At small to medium scale, the database is the first bottleneck. Payment transactions require strong consistency and ACID properties, so the DB must handle many writes and reads reliably. As TPS grows beyond a few thousand, the DB can become overwhelmed by write locks and transaction volume.

At larger scales, the application servers handling payment processing and communication with external payment gateways become bottlenecks due to CPU and network limits.

Scaling Solutions
  • Database scaling: Use read replicas for read-heavy queries, implement sharding by user or transaction ID to distribute writes, and optimize indexes.
  • Application scaling: Horizontally scale app servers behind load balancers to handle more concurrent payment requests.
  • Caching: Cache non-sensitive data like payment method metadata to reduce DB load.
  • Payment gateway: Integrate multiple payment gateways with failover and load balancing to avoid single points of failure.
  • Asynchronous processing: Use message queues for non-critical tasks like sending receipts or fraud checks to reduce latency.
  • Security and compliance: Ensure PCI DSS compliance and encrypt sensitive data to maintain trust and avoid penalties.
Back-of-Envelope Cost Analysis
  • At 1,000 TPS, expect ~86 million transactions per day.
  • Each transaction record ~1 KB, so daily storage ~86 GB; monthly ~2.5 TB.
  • Network bandwidth depends on payload size; assume 2 KB per transaction -> 2 MB/s at 1,000 TPS.
  • Database must handle ~1,000 writes/sec plus reads; a single PostgreSQL instance can handle up to ~5,000 QPS with tuning.
  • App servers: each can handle ~1,000 concurrent connections; scale horizontally as needed.
Interview Tip

Start by clarifying the expected transaction volume and latency requirements. Then identify the main components: app servers, database, payment gateways. Discuss bottlenecks at each scale and propose targeted solutions like caching, sharding, and horizontal scaling. Emphasize security and compliance. Use real numbers to justify your choices.

Self Check

Your database handles 1,000 QPS. Traffic grows 10x to 10,000 QPS. What do you do first?

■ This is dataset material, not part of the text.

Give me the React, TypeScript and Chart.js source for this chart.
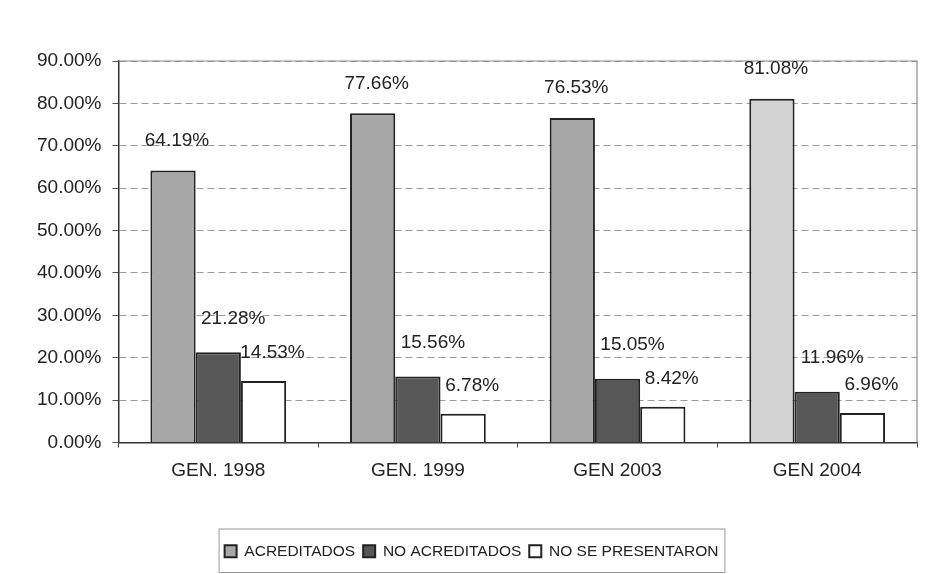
import React, { useEffect, useRef } from "react";
import { Chart, registerables } from "chart.js";

Chart.register(...registerables);

const categories = ["GEN. 1998", "GEN. 1999", "GEN 2003", "GEN 2004"];
const seriesNames = ["ACREDITADOS", "NO ACREDITADOS", "NO SE PRESENTARON"];
const acreditados = [64.19, 77.66, 76.53, 81.08];
const noAcreditados = [21.28, 15.56, 15.05, 11.96];
const noSePresentaron = [14.53, 6.78, 8.42, 6.96];
const yMin = 0;
const yMax = 90;
const yStep = 10;

const TEXT = "#222222";
const FONT = "'Liberation Sans', Arial, sans-serif";

// label offsets per series (pixels): [dx, dy above bar top]
const labelOffsets = [
  [4, 30],
  [15, 34],
  [9, 28],
];

const barLabelPlugin = {
  id: "barLabels",
  afterDatasetsDraw(chart: any) {
    const ctx = chart.ctx;
    ctx.save();
    ctx.font = `19px ${FONT}`;
    ctx.fillStyle = TEXT;
    ctx.textAlign = "center";
    ctx.textBaseline = "middle";
    chart.data.datasets.forEach((ds: any, di: number) => {
      const meta = chart.getDatasetMeta(di);
      meta.data.forEach((el: any, i: number) => {
        const v = ds.data[i];
        const [dx, dy] = labelOffsets[di];
        ctx.fillText(v.toFixed(2) + "%", el.x + dx, el.y - dy);
      });
    });
    ctx.restore();
  },
};

const framePlugin = {
  id: "frame",
  beforeDatasetsDraw(chart: any) {
    const { ctx, chartArea } = chart;
    ctx.save();
    ctx.strokeStyle = "#8a8a8a";
    ctx.lineWidth = 1.2;
    ctx.beginPath();
    ctx.moveTo(chartArea.left, chartArea.top);
    ctx.lineTo(chartArea.right, chartArea.top);
    ctx.lineTo(chartArea.right, chartArea.bottom);
    ctx.stroke();
    ctx.restore();
  },
  afterDraw(chart: any) {
    const lg = chart.legend;
    if (!lg || !lg.legendHitBoxes || !lg.legendHitBoxes.length) return;
    const hb = lg.legendHitBoxes;
    const first = hb[0];
    const last = hb[hb.length - 1];
    const ctx = chart.ctx;
    ctx.save();
    ctx.strokeStyle = "#9a9a9a";
    ctx.lineWidth = 1;
    const left = first.left - 6;
    const right = last.left + last.width + 6;
    const top = lg.top - 7;
    const bottom = lg.bottom + 3;
    ctx.strokeRect(left + 0.5, top + 0.5, right - left, bottom - top);
    ctx.restore();
  },
};

export default function App() {
  const ref = useRef<HTMLCanvasElement | null>(null);

  useEffect(() => {
    if (!ref.current) return;
    const chart = new Chart(ref.current, {
      type: "bar",
      data: {
        labels: categories,
        datasets: [
          {
            label: seriesNames[0],
            data: acreditados,
            backgroundColor: (c: any) =>
              c.dataIndex === 3 ? "#d3d3d3" : "#a7a7a7",
            borderColor: "#222222",
            borderWidth: 2,
          },
          {
            label: seriesNames[1],
            data: noAcreditados,
            backgroundColor: "#575757",
            borderColor: "#222222",
            borderWidth: 2,
          },
          {
            label: seriesNames[2],
            data: noSePresentaron,
            backgroundColor: "#ffffff",
            borderColor: "#222222",
            borderWidth: 2,
          },
        ],
      },
      options: {
        responsive: false,
        animation: false,
        categoryPercentage: 0.68,
        barPercentage: 1.0,
        layout: { padding: { left: 26, right: 11, top: 61, bottom: 5 } },
        plugins: {
          legend: {
            position: "bottom",
            labels: {
              font: { family: FONT, size: 15.5 },
              color: TEXT,
              boxWidth: 12,
              boxHeight: 12,
              padding: 8,
            },
          },
          tooltip: { enabled: false },
          title: { display: false },
        },
        scales: {
          x: {
            grid: {
              display: true,
              drawOnChartArea: false,
              drawTicks: true,
              tickLength: 5,
              tickColor: "#444",
            },
            border: { display: true, color: "#333", width: 1.5 },
            ticks: {
              font: { family: FONT, size: 19 },
              color: TEXT,
              padding: 12,
            },
            afterFit: (scale: any) => {
              scale.height = 93;
            },
          },
          y: {
            min: yMin,
            max: yMax,
            ticks: {
              stepSize: yStep,
              font: { family: FONT, size: 19 },
              color: TEXT,
              padding: 11,
              callback: (v: any) => Number(v).toFixed(2) + "%",
            },
            grid: {
              color: "#9a9a9a",
              lineWidth: 1,
              tickLength: 6,
              tickColor: "#555",
            },
            border: { display: true, color: "#333", width: 1.5, dash: [7, 4] },
          },
        },
      },
      plugins: [framePlugin, barLabelPlugin],
    } as any);
    return () => chart.destroy();
  }, []);

  return (
    <div
      style={{
        position: "fixed",
        left: 0,
        top: 0,
        width: 928,
        height: 574,
        background: "#ffffff",
      }}
    >
      <canvas ref={ref} width={928} height={574} style={{ display: "block" }} />
    </div>
  );
}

Answer: Add read replicas to offload read queries and implement sharding to distribute write load. Also, consider caching and asynchronous processing to reduce DB pressure.

Key Result
The database is the first bottleneck as transaction volume grows; scaling requires read replicas, sharding, and horizontal app server scaling with multiple payment gateways for reliability.